Beberapa faktor risiko utama terjadinya DVT adalah istirahat (bed rest) lama seperti perawatan di rumah sakit, adanya hiperkoagulasi (aktivitas sistem pembekuan darah berlebihan) akibat faktor genetik tidak normal, operasi ortopedi (panggul dan lutut), operasi rongga dada dan perut pada penderita kanker, pengobatan kanker (kemoterapi), kelumpuhan akibat trauma tulang belakang, dan pemakaian kateter vena sentral di ruang rawat intensif (ICU).


Studi di Swedia melaporkan 19 persen pasien dengan trombosis juga menderita kanker saat didiagnosis. Kanker yang paling sering berhubungan dengan trombosis adalah kanker darah (leukemia, limfoma), kanker paru, dan kanker saluran cerna. Adanya metastasis pada kanker stadium lanjut akan meningkatkan risiko trombosis sampai 20 kali lipat.


Faktor risiko lain yang juga harus diperhatikan adalah berat badan berlebih (overweight), perokok, usia di atas 40 tahun, kehamilan, perjalanan panjang dengan mobil atau pesawat udara, penggunaan pil anti-hamil dan terapi hormon pengganti (hormone-replacement therapy), obat raloxifen untuk osteoporosis, dan tamoxifen untuk kanker payudara.

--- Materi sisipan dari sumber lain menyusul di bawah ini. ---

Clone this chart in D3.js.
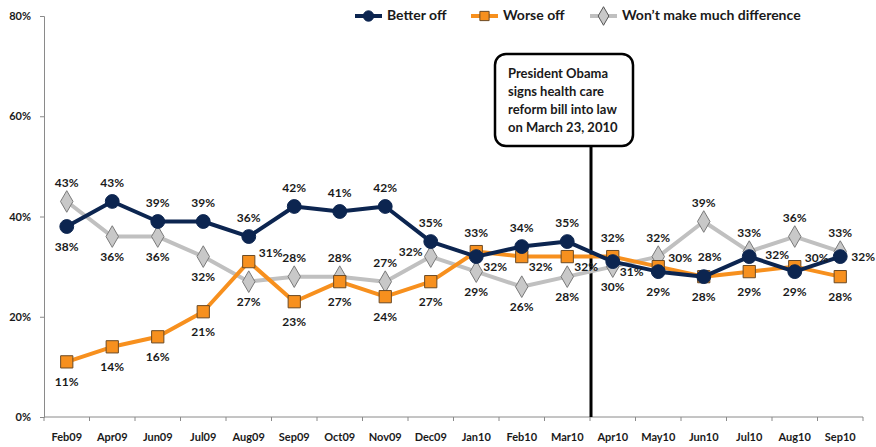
<!DOCTYPE html>
<html><head><meta charset="utf-8">
<script src="https://cdn.jsdelivr.net/npm/d3@7"></script>
<style>
html,body{margin:0;padding:0;background:#fff;}
svg text{font-family:Lato,"Open Sans",sans-serif;font-weight:bold;fill:#1a1a1a;}
</style></head>
<body><svg id="c" width="876" height="447"></svg>
<script>
const categories = ["Feb09","Apr09","Jun09","Jul09","Aug09","Sep09","Oct09","Nov09","Dec09","Jan10","Feb10","Mar10","Apr10","May10","Jun10","Jul10","Aug10","Sep10"];
const betterOff = [38,43,39,39,36,42,41,42,35,32,34,35,31,29,28,32,29,32];
const worseOff  = [11,14,16,21,31,23,27,24,27,33,32,32,32,30,28,29,30,28];
const noDiff    = [43,36,36,32,27,28,28,27,32,29,26,28,30,32,39,33,36,33];
const yTicks = [0,20,40,60,80];
const seriesNames = ["Better off","Worse off","Won\u2019t make much difference"];
const betterPlace = ["below","above","above","above","above","above","above","above","above","below-right","above","above","below-right","below","below","right-far","below","right"];
const worsePlace  = ["below","below","below","below","right-up","below","below","below","below","above","below-right","below-right","above","right-up","above-right","below","right-up","below"];
const noDiffPlace = ["above","below","below","below","below","above","above","above","left","below","below","below","below","above","above","above","above","above"];
const annotationLines = ["President Obama","signs health care","reform bill into law","on March 23, 2010"];

const svg = d3.select("#c");
const x = d3.scaleBand().domain(categories).range([44, 863]);
const y = d3.scaleLinear().domain([0, 80]).range([417, 16]);
const axisColor = "#8a8a8a";

// Y axis
const yAxis = svg.append("g").attr("transform","translate(44,0)")
  .call(d3.axisLeft(y).tickValues(yTicks).tickFormat(d => d + "%").tickSize(4).tickPadding(9));
yAxis.select(".domain").attr("stroke", axisColor);
yAxis.selectAll(".tick line").attr("stroke", axisColor);
yAxis.selectAll("text").style("font-size","11px").attr("fill","#1a1a1a");

// X axis: ticks at band boundaries
const xg = svg.append("g").attr("transform","translate(0,417)");
xg.append("line").attr("x1",44).attr("x2",863).attr("stroke",axisColor);
const bounds = categories.map(c => x(c)).concat([x.range()[1]]);
xg.selectAll("line.t").data(bounds).join("line").attr("class","t")
  .attr("x1",d=>d).attr("x2",d=>d).attr("y1",0).attr("y2",4).attr("stroke",axisColor);
xg.selectAll("text").data(categories).join("text")
  .attr("x", d => x(d) + x.bandwidth()/2).attr("y", 24)
  .attr("text-anchor","middle").style("font-size","11px").text(d => d);

// Annotation line
const lineX = x("Apr10");
svg.append("line").attr("x1",lineX+1).attr("x2",lineX+1).attr("y1",146).attr("y2",417)
  .attr("stroke","#000").attr("stroke-width",3);

const offsets = {
  "above":[0,-18], "below":[0,21], "right":[23,1], "right-far":[28,-1], "right-up":[22,-8],
  "below-right":[19,11], "above-right":[6,-19], "left":[-20,-4]
};

const series = [
  {name:seriesNames[2], values:noDiff, place:noDiffPlace, color:"#c0c0c0", marker:"diamond", fill:"#c8c8c8", mstroke:"#7a7a7a"},
  {name:seriesNames[1], values:worseOff, place:worsePlace, color:"#f7901e", marker:"square", fill:"#f7901e", mstroke:"#6b4a25"},
  {name:seriesNames[0], values:betterOff, place:betterPlace, color:"#0c2550", marker:"circle", fill:"#0c2550", mstroke:"#0c2550"}
];
const cx = c => x(c) + x.bandwidth()/2;
const symType = {circle:d3.symbolCircle, square:d3.symbolSquare, diamond:d3.symbolDiamond};
const symSize = {circle:150, square:150, diamond:135};

series.forEach(s => {
  const pts = categories.map((c,i) => ({c, v:s.values[i], p:s.place[i]}));
  svg.append("path").datum(pts)
    .attr("d", d3.line().x(d => cx(d.c)).y(d => y(d.v)))
    .attr("fill","none").attr("stroke",s.color).attr("stroke-width",4).attr("stroke-linejoin","round");
  svg.selectAll(null).data(pts).join("path")
    .attr("transform", d => `translate(${cx(d.c)},${y(d.v)})`)
    .attr("d", d3.symbol().type(symType[s.marker]).size(symSize[s.marker]))
    .attr("fill", s.fill).attr("stroke", s.mstroke).attr("stroke-width", 1);
  s.pts = pts;
});
series.forEach(s => {
  svg.selectAll(null).data(s.pts).join("text")
    .attr("x", d => cx(d.c) + offsets[d.p][0])
    .attr("y", d => y(d.v) + offsets[d.p][1])
    .attr("text-anchor","middle").attr("dominant-baseline","middle")
    .style("font-size","12px").text(d => d.v + "%");
});

// Annotation box
svg.append("rect").attr("x",495).attr("y",54).attr("width",138).attr("height",92)
  .attr("rx",11).attr("fill","#fff").attr("stroke","#000").attr("stroke-width",2.5);
svg.selectAll(null).data(annotationLines).join("text")
  .attr("x",508).attr("y",(d,i)=>78 + i*18).style("font-size","13px").text(d=>d);

// Legend
const legend = [
  {name:seriesNames[0], color:"#0c2550", marker:"circle", fill:"#0c2550", mstroke:"#0c2550", x:355, size:85},
  {name:seriesNames[1], color:"#f7901e", marker:"square", fill:"#f7901e", mstroke:"#6b4a25", x:471, size:85},
  {name:seriesNames[2], color:"#c0c0c0", marker:"diamond", fill:"#c8c8c8", mstroke:"#555", x:590, size:100}
];
const lg = svg.append("g");
legend.forEach(l => {
  lg.append("line").attr("x1",l.x).attr("x2",l.x+27).attr("y1",16).attr("y2",16)
    .attr("stroke",l.color).attr("stroke-width",4);
  lg.append("path").attr("transform",`translate(${l.x+13.5},16)`)
    .attr("d", d3.symbol().type(symType[l.marker]).size(l.size))
    .attr("fill",l.fill).attr("stroke",l.mstroke).attr("stroke-width",1);
  lg.append("text").attr("x", l.x+32).attr("y",16).attr("dominant-baseline","middle")
    .style("font-size","14px").text(l.name);
});
</script></body></html>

Di Inggris, setiap rumah sakit kini diwajibkan untuk menetapkan tingkat risiko VTE (venous thromboembolism) pada semua pasien yang dirawat, sebagai bagian dari peningkatan keamanan perawatan (patient safety).


Pengencer Darah

Pengobatan DVT dapat dilakukan dengan pemberian antikoagulan atau obat ‘pengencer darah’ (blood thinners), seperti heparin dan warfarin, untuk mencegah trombus membesar, lepas, dan ikut aliran darah sebagai emboli.


Heparin yang diberikan sebagai terapi awal DVT dapat menurunkan angka kematian akibat emboli paru 60–70 persen. Penggunaan obat anti-koagulan memerlukan waktu minimal beberapa bulan sebelum boleh dihentikan, dengan dosis yang disesuaikan menurut hasil pemeriksaan laboratorium berkala.


Pemakaian antikoagulan yang tepat dapat menurunkan angka kekambuhan trombosis dalam 3 bulan pertama. Saat menggunakan warfarin, perlu didukung pola makanan yang bervitamin K tinggi seperti sayuran hijau (bayam dan brokoli), teh hijau, hati sapi, dan hati ayam.


Penting untuk diingat adalah pencegahan trombosis dengan antikoagulan pada kelompok orang berisiko tinggi, lebih bermanfaat dibanding menunggu timbulnya trombosis dan mengobatinya.


Pasien dan keluarga juga harus memahami risiko setiap cara pengobatan yang digunakan, dan bila perlu selalu meminta pendapat dokter ahli lain (second opinion).